**Task instructions**
Go through the material and write it all out exactly, minus the pictures.

**Source excerpt**
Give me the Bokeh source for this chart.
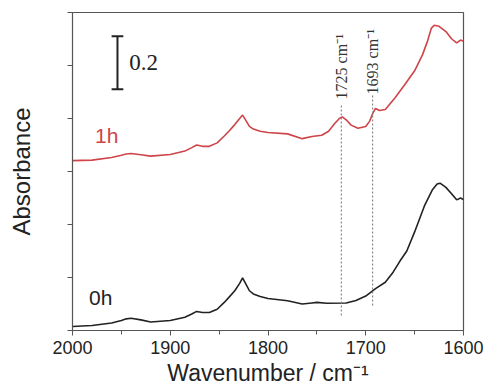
import numpy as np
from bokeh.plotting import figure
from bokeh.models import Range1d, FixedTicker, Label
from bokeh.embed import file_html
from bokeh.resources import INLINE

# Wavenumbers (cm^-1) and absorbance traces
wn_0h = [2000, 1980, 1960, 1950, 1945, 1940, 1930, 1920, 1900, 1885, 1878, 1873, 1867,
         1860, 1852, 1845, 1840, 1834, 1829, 1826, 1823, 1819, 1815, 1808, 1800, 1780,
         1765, 1755, 1750, 1740, 1720, 1710, 1700, 1690, 1680, 1672, 1665, 1658, 1650,
         1640, 1632, 1627, 1624, 1618, 1612, 1607, 1603, 1600]
abs_0h = [0.015, 0.019, 0.028, 0.038, 0.044, 0.046, 0.040, 0.032, 0.038, 0.050, 0.062,
          0.072, 0.068, 0.068, 0.080, 0.105, 0.125, 0.150, 0.178, 0.199, 0.178, 0.150,
          0.138, 0.128, 0.121, 0.112, 0.100, 0.104, 0.106, 0.103, 0.104, 0.113, 0.130,
          0.158, 0.182, 0.220, 0.262, 0.300, 0.372, 0.470, 0.530, 0.553, 0.556, 0.540,
          0.515, 0.493, 0.500, 0.494]

wn_1h = [2000, 1980, 1960, 1950, 1945, 1940, 1930, 1920, 1900, 1885, 1878, 1873, 1867,
         1860, 1852, 1845, 1840, 1834, 1829, 1826, 1823, 1819, 1815, 1808, 1800, 1780,
         1765, 1755, 1745, 1738, 1732, 1727, 1724, 1720, 1715, 1708, 1700, 1696, 1693,
         1690, 1686, 1680, 1670, 1660, 1650, 1642, 1637, 1633, 1630, 1625, 1618, 1612,
         1607, 1603, 1600]
abs_1h = [0.641, 0.643, 0.653, 0.661, 0.666, 0.668, 0.663, 0.658, 0.664, 0.677, 0.690,
          0.700, 0.695, 0.695, 0.708, 0.733, 0.752, 0.777, 0.800, 0.813, 0.795, 0.770,
          0.760, 0.752, 0.747, 0.742, 0.724, 0.732, 0.737, 0.752, 0.780, 0.800, 0.806,
          0.795, 0.775, 0.763, 0.770, 0.790, 0.818, 0.838, 0.830, 0.834, 0.878, 0.928,
          0.980, 1.040, 1.090, 1.140, 1.152, 1.148, 1.128, 1.100, 1.085, 1.096, 1.091]

x_ticks = [2000, 1900, 1800, 1700, 1600]
x_minor = [1950, 1850, 1750, 1650]
y_ticks = [0.0, 0.2, 0.4, 0.6, 0.8, 1.0, 1.2]
peaks = [1725, 1693]
peak_labels = ["1725 cm\u207b\u00b9", "1693 cm\u207b\u00b9"]

RED = "#cf4448"
BLACK = "#222222"
AX = "#555555"

p = figure(frame_width=391, frame_height=318, output_backend="svg", toolbar_location=None,
           x_range=Range1d(2000, 1600), y_range=Range1d(0, 1.2),
           min_border_left=72, min_border_right=21, min_border_top=12,
           min_border_bottom=56)
p.grid.visible = False
p.outline_line_color = AX
p.outline_line_width = 1.2
p.background_fill_color = "white"
p.border_fill_color = "white"

p.line(wn_0h, abs_0h, line_color=BLACK, line_width=1.6)
p.line(wn_1h, abs_1h, line_color=RED, line_width=1.6)

# dotted peak markers
p.segment(x0=[peaks[0]], y0=[0.057], x1=[peaks[0]], y1=[0.853],
          line_color="#888888", line_width=1.2, line_dash="2 2")
p.segment(x0=[peaks[1]], y0=[0.094], x1=[peaks[1]], y1=[0.887],
          line_color="#888888", line_width=1.2, line_dash="2 2")
for xp, yp, txt in zip(peaks, [0.872, 0.891], peak_labels):
    p.add_layout(Label(x=xp, y=yp, text=txt, angle=np.pi / 2, text_align="left",
                       text_baseline="middle", text_font="Liberation Serif",
                       text_font_size="16px", text_color="#333333"))

# scale bar
p.segment(x0=[1954], y0=[0.91], x1=[1954], y1=[1.11], line_color=BLACK, line_width=2)
p.segment(x0=[1960, 1960], y0=[0.91, 1.11], x1=[1948, 1948], y1=[0.91, 1.11],
          line_color=BLACK, line_width=2)
p.add_layout(Label(x=1942, y=1.011, text="0.2", text_align="left", text_baseline="middle",
                   text_font="Liberation Serif", text_font_size="23px", text_color=BLACK))

p.add_layout(Label(x=1977, y=0.736, text="1h", text_align="left", text_baseline="middle",
                   text_font="Liberation Sans", text_font_size="21px", text_color=RED))
p.add_layout(Label(x=1983, y=0.125, text="0h", text_align="left", text_baseline="middle",
                   text_font="Liberation Sans", text_font_size="21px", text_color=BLACK))

xa = p.xaxis[0]
xa.ticker = FixedTicker(ticks=x_ticks, minor_ticks=x_minor)
xa.axis_label = "Wavenumber / cm\u207b\u00b9"
xa.axis_label_text_font = "Liberation Sans"
xa.axis_label_text_font_style = "normal"
xa.axis_label_text_font_size = "23px"
xa.axis_label_standoff = 3
xa.major_label_text_font = "Liberation Sans"
xa.major_label_text_font_size = "18px"
xa.major_label_standoff = 5
xa.major_label_text_color = BLACK
xa.axis_label_text_color = BLACK
xa.axis_line_color = AX
xa.major_tick_line_color = AX
xa.minor_tick_line_color = AX
xa.major_tick_in = 0
xa.major_tick_out = 5
xa.minor_tick_in = 0
xa.minor_tick_out = 4

ya = p.yaxis[0]
ya.ticker = FixedTicker(ticks=y_ticks, minor_ticks=[])
ya.axis_label = "Absorbance"
ya.axis_label_text_font = "Liberation Sans"
ya.axis_label_text_font_style = "normal"
ya.axis_label_text_font_size = "24px"
ya.axis_label_text_color = BLACK
ya.axis_label_standoff = 33
ya.major_label_overrides = {t: "" for t in y_ticks}
ya.axis_line_color = AX
ya.major_tick_line_color = AX
ya.major_tick_in = 0
ya.major_tick_out = 5
ya.minor_tick_line_color = None

open("out.html", "w").write(file_html(p, INLINE))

**Response to the task**
Give me the Bokeh source for this chart.
import numpy as np
from bokeh.plotting import figure
from bokeh.models import Range1d, FixedTicker, Label
from bokeh.embed import file_html
from bokeh.resources import INLINE

# Wavenumbers (cm^-1) and absorbance traces
wn_0h = [2000, 1980, 1960, 1950, 1945, 1940, 1930, 1920, 1900, 1885, 1878, 1873, 1867,
         1860, 1852, 1845, 1840, 1834, 1829, 1826, 1823, 1819, 1815, 1808, 1800, 1780,
         1765, 1755, 1750, 1740, 1720, 1710, 1700, 1690, 1680, 1672, 1665, 1658, 1650,
         1640, 1632, 1627, 1624, 1618, 1612, 1607, 1603, 1600]
abs_0h = [0.015, 0.019, 0.028, 0.038, 0.044, 0.046, 0.040, 0.032, 0.038, 0.050, 0.062,
          0.072, 0.068, 0.068, 0.080, 0.105, 0.125, 0.150, 0.178, 0.199, 0.178, 0.150,
          0.138, 0.128, 0.121, 0.112, 0.100, 0.104, 0.106, 0.103, 0.104, 0.113, 0.130,
          0.158, 0.182, 0.220, 0.262, 0.300, 0.372, 0.470, 0.530, 0.553, 0.556, 0.540,
          0.515, 0.493, 0.500, 0.494]

wn_1h = [2000, 1980, 1960, 1950, 1945, 1940, 1930, 1920, 1900, 1885, 1878, 1873, 1867,
         1860, 1852, 1845, 1840, 1834, 1829, 1826, 1823, 1819, 1815, 1808, 1800, 1780,
         1765, 1755, 1745, 1738, 1732, 1727, 1724, 1720, 1715, 1708, 1700, 1696, 1693,
         1690, 1686, 1680, 1670, 1660, 1650, 1642, 1637, 1633, 1630, 1625, 1618, 1612,
         1607, 1603, 1600]
abs_1h = [0.641, 0.643, 0.653, 0.661, 0.666, 0.668, 0.663, 0.658, 0.664, 0.677, 0.690,
          0.700, 0.695, 0.695, 0.708, 0.733, 0.752, 0.777, 0.800, 0.813, 0.795, 0.770,
          0.760, 0.752, 0.747, 0.742, 0.724, 0.732, 0.737, 0.752, 0.780, 0.800, 0.806,
          0.795, 0.775, 0.763, 0.770, 0.790, 0.818, 0.838, 0.830, 0.834, 0.878, 0.928,
          0.980, 1.040, 1.090, 1.140, 1.152, 1.148, 1.128, 1.100, 1.085, 1.096, 1.091]

x_ticks = [2000, 1900, 1800, 1700, 1600]
x_minor = [1950, 1850, 1750, 1650]
y_ticks = [0.0, 0.2, 0.4, 0.6, 0.8, 1.0, 1.2]
peaks = [1725, 1693]
peak_labels = ["1725 cm\u207b\u00b9", "1693 cm\u207b\u00b9"]

RED = "#cf4448"
BLACK = "#222222"
AX = "#555555"

p = figure(frame_width=391, frame_height=318, output_backend="svg", toolbar_location=None,
           x_range=Range1d(2000, 1600), y_range=Range1d(0, 1.2),
           min_border_left=72, min_border_right=21, min_border_top=12,
           min_border_bottom=56)
p.grid.visible = False
p.outline_line_color = AX
p.outline_line_width = 1.2
p.background_fill_color = "white"
p.border_fill_color = "white"

p.line(wn_0h, abs_0h, line_color=BLACK, line_width=1.6)
p.line(wn_1h, abs_1h, line_color=RED, line_width=1.6)

# dotted peak markers
p.segment(x0=[peaks[0]], y0=[0.057], x1=[peaks[0]], y1=[0.853],
          line_color="#888888", line_width=1.2, line_dash="2 2")
p.segment(x0=[peaks[1]], y0=[0.094], x1=[peaks[1]], y1=[0.887],
          line_color="#888888", line_width=1.2, line_dash="2 2")
for xp, yp, txt in zip(peaks, [0.872, 0.891], peak_labels):
    p.add_layout(Label(x=xp, y=yp, text=txt, angle=np.pi / 2, text_align="left",
                       text_baseline="middle", text_font="Liberation Serif",
                       text_font_size="16px", text_color="#333333"))

# scale bar
p.segment(x0=[1954], y0=[0.91], x1=[1954], y1=[1.11], line_color=BLACK, line_width=2)
p.segment(x0=[1960, 1960], y0=[0.91, 1.11], x1=[1948, 1948], y1=[0.91, 1.11],
          line_color=BLACK, line_width=2)
p.add_layout(Label(x=1942, y=1.011, text="0.2", text_align="left", text_baseline="middle",
                   text_font="Liberation Serif", text_font_size="23px", text_color=BLACK))

p.add_layout(Label(x=1977, y=0.736, text="1h", text_align="left", text_baseline="middle",
                   text_font="Liberation Sans", text_font_size="21px", text_color=RED))
p.add_layout(Label(x=1983, y=0.125, text="0h", text_align="left", text_baseline="middle",
                   text_font="Liberation Sans", text_font_size="21px", text_color=BLACK))

xa = p.xaxis[0]
xa.ticker = FixedTicker(ticks=x_ticks, minor_ticks=x_minor)
xa.axis_label = "Wavenumber / cm\u207b\u00b9"
xa.axis_label_text_font = "Liberation Sans"
xa.axis_label_text_font_style = "normal"
xa.axis_label_text_font_size = "23px"
xa.axis_label_standoff = 3
xa.major_label_text_font = "Liberation Sans"
xa.major_label_text_font_size = "18px"
xa.major_label_standoff = 5
xa.major_label_text_color = BLACK
xa.axis_label_text_color = BLACK
xa.axis_line_color = AX
xa.major_tick_line_color = AX
xa.minor_tick_line_color = AX
xa.major_tick_in = 0
xa.major_tick_out = 5
xa.minor_tick_in = 0
xa.minor_tick_out = 4

ya = p.yaxis[0]
ya.ticker = FixedTicker(ticks=y_ticks, minor_ticks=[])
ya.axis_label = "Absorbance"
ya.axis_label_text_font = "Liberation Sans"
ya.axis_label_text_font_style = "normal"
ya.axis_label_text_font_size = "24px"
ya.axis_label_text_color = BLACK
ya.axis_label_standoff = 33
ya.major_label_overrides = {t: "" for t in y_ticks}
ya.axis_line_color = AX
ya.major_tick_line_color = AX
ya.major_tick_in = 0
ya.major_tick_out = 5
ya.minor_tick_line_color = None

open("out.html", "w").write(file_html(p, INLINE))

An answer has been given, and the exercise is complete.